What frightens me most is that somewhere downtown, someone collects a paycheck to do this — to review employee policies and billing to find out where they can scrape back a few bucks.  Adoptive families are apparently easy pickings, because I’m not the only one who has had to fight an employer about this.  Adoptive parents go in circles over Social Security numbers, which aren’t given until weeks or months after finalization.  Medicaid declares the baby ineligible since she is allegedly covered by her adoptive parents’ insurance, except that she’s not, and neither side wants to be the one to give in and pay for her care. Care and coverage hinge on court dates, when the insurance company knows they have to cover the child — they just want to see if the adoptive parents will fold first.

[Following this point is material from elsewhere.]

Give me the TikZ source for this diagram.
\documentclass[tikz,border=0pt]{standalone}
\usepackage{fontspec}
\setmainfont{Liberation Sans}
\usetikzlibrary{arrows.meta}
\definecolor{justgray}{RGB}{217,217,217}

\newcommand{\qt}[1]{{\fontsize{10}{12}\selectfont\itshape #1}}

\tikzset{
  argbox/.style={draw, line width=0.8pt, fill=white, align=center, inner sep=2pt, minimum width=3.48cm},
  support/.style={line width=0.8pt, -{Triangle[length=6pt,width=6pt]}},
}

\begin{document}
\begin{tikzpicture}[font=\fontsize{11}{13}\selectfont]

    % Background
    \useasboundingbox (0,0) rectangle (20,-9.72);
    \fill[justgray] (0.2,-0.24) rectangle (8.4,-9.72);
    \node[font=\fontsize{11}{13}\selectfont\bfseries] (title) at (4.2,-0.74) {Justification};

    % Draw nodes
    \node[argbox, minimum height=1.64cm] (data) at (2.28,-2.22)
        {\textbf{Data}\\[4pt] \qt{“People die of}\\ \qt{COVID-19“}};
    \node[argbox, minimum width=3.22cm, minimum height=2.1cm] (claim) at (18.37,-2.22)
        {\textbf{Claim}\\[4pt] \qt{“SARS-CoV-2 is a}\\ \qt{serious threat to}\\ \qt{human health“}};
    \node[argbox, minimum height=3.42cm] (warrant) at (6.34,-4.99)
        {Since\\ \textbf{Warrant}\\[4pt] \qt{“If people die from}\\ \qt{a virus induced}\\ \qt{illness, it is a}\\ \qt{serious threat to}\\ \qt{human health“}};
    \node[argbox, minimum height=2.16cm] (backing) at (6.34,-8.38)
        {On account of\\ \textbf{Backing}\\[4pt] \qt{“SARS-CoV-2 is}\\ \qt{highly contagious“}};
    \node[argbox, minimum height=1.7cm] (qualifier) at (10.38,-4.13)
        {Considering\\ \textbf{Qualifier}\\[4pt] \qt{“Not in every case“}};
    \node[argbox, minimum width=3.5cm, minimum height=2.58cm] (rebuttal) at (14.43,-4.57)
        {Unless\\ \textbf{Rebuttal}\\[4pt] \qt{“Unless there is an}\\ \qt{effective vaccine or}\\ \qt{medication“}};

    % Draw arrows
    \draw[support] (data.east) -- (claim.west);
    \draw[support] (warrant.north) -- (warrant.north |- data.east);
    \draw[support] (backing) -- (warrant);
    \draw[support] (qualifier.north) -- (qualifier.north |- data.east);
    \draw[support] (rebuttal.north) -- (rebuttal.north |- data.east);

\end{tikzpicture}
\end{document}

And adoptive families are by NO means the only, or even easiest target.  In my own extended family, an aunt fought tooth and nail for nursing facility care explicitly covered by a policy designed for exactly those circumstances.  Another aunt volleyed from her son’s hospital bed while he fought leukemia — twice — to phone fights with an insurance company who thought they’d found a way to cut off his care.  And so on, and so on, and so on.

Before I rivet you any further with horror stories and insurance lingo, our situation has been settled.  J.D. was still covered by Medicaid under his birth mother.  But it led me to address this here, because in all the burp-cloth buying and the name debates and the nesting, this is a concrete matter that every waiting couple would be very wise to investigate.  Get your hands on a copy of your employee benefits handbook.  Call your insurance company when you’re matched, and run the hypothetical scenario past at least two customer service representatives — make sure you get the same answer twice, with regard to how and when your new baby will receive coverage.  Call again when the baby is placed in your care, and follow up within a day or two.  When in doubt, ask again, a notch or two up the chain of command.  Involve your union, if you have one.  It’s what they’re there for, and they’ve handled this before.  Email your lawyer if a question arises.  Do not trust that anything happens automatically.

The only automatic response in our case was from me, when a staggeringly large medical bill showed up in the mail.  I didn’t panic.  I rolled my eyes and reached for the phone, thinking, ‘Here we go again.’